DATASET ROWS »
——————

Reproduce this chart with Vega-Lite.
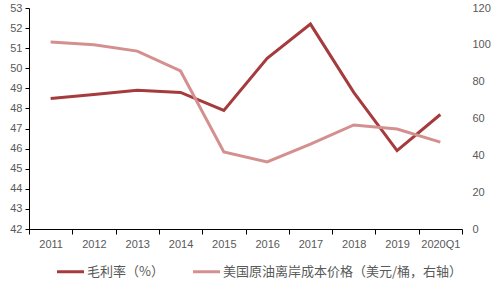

——————

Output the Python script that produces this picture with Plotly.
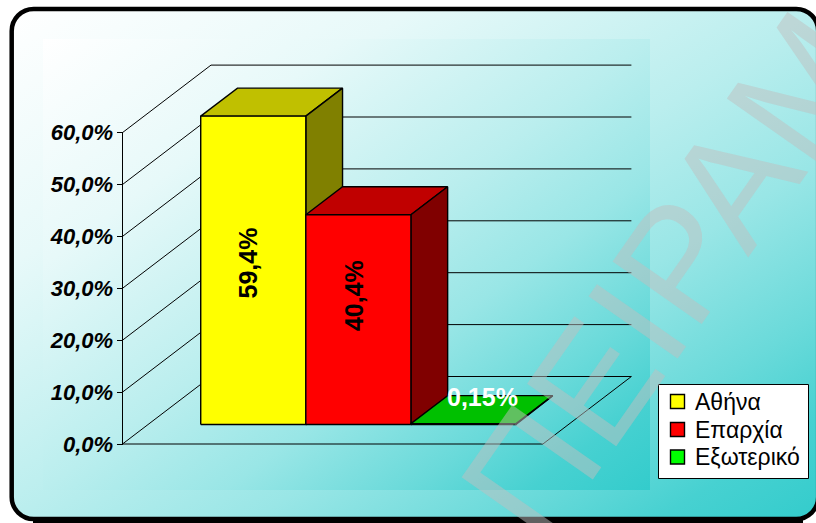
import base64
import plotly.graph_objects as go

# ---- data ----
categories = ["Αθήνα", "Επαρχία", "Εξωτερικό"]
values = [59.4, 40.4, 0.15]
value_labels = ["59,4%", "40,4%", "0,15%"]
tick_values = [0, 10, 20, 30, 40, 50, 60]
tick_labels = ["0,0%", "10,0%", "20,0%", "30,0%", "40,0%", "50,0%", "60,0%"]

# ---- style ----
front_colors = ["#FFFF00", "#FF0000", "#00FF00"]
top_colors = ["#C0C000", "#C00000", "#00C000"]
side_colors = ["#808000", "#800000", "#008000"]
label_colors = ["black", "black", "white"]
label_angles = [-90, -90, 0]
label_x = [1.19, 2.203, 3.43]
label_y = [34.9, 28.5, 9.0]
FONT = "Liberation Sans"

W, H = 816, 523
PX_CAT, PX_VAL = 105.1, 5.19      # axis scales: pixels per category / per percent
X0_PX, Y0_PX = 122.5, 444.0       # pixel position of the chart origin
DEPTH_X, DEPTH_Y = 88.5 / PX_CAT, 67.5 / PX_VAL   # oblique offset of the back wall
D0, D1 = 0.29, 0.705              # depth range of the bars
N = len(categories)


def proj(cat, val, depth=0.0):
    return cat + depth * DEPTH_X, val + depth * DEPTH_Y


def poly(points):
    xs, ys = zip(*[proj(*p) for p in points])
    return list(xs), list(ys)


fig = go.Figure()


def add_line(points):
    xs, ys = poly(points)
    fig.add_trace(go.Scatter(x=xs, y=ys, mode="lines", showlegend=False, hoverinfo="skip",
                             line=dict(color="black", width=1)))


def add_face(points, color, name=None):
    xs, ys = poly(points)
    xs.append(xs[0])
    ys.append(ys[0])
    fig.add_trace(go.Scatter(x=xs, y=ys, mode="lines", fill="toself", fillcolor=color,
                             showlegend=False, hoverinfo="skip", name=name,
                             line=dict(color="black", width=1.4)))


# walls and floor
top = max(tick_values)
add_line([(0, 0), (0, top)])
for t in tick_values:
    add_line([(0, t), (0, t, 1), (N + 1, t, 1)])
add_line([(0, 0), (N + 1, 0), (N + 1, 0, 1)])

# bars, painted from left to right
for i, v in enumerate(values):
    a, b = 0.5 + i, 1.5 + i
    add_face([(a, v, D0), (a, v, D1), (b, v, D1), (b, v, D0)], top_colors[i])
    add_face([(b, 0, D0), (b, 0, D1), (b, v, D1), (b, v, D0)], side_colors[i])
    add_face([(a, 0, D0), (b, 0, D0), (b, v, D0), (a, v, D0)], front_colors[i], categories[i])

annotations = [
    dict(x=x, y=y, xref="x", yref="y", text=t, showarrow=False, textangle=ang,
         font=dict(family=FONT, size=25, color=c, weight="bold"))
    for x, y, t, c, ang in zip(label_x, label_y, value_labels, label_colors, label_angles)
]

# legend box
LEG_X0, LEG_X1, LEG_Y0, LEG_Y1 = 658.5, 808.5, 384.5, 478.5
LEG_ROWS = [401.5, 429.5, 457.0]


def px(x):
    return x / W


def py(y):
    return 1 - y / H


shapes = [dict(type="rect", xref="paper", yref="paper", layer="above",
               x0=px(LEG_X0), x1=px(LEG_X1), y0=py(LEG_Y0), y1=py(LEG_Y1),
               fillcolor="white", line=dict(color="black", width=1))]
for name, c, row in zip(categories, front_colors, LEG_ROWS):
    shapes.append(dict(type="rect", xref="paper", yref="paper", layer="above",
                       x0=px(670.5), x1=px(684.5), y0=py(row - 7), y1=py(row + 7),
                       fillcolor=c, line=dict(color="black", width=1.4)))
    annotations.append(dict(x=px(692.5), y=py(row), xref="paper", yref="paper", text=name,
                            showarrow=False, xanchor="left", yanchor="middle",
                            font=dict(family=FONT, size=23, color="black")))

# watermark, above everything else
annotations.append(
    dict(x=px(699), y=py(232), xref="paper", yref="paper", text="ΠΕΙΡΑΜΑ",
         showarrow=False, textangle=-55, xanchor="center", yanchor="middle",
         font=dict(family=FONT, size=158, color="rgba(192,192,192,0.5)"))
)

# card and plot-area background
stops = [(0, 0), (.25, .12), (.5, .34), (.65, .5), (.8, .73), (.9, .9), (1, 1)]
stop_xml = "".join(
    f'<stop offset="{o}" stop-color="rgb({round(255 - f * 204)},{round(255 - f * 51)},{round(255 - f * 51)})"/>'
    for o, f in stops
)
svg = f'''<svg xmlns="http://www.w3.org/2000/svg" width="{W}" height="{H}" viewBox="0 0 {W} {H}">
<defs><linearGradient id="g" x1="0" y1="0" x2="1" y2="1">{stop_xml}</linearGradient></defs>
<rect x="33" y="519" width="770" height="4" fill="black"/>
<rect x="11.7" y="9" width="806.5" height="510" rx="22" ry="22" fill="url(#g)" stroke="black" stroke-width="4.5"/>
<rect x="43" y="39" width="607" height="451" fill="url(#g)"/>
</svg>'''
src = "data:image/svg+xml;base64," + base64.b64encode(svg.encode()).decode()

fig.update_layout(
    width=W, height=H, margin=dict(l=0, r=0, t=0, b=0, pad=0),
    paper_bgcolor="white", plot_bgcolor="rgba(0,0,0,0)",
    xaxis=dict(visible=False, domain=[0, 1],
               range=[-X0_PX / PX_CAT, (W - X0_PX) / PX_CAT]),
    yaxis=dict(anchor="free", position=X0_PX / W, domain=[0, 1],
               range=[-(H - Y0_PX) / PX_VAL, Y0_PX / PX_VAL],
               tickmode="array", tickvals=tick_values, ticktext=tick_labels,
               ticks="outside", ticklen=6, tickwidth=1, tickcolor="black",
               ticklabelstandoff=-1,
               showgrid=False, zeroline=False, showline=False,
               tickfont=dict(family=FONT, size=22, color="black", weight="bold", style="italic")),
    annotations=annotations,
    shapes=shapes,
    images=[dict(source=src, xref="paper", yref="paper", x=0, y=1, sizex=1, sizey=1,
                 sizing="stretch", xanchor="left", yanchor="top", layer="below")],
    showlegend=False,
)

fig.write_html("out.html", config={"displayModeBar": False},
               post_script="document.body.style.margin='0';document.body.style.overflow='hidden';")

——————

TASK STATEMENT »
From the records above, quote word for word only the lines beginning at the line that has "Output the Python" and stopping after the line that has "import plotly.graph_objects as go". Omit the pictures.

RESULT OF THE TASK »
Output the Python script that produces this picture with Plotly.
import base64
import plotly.graph_objects as go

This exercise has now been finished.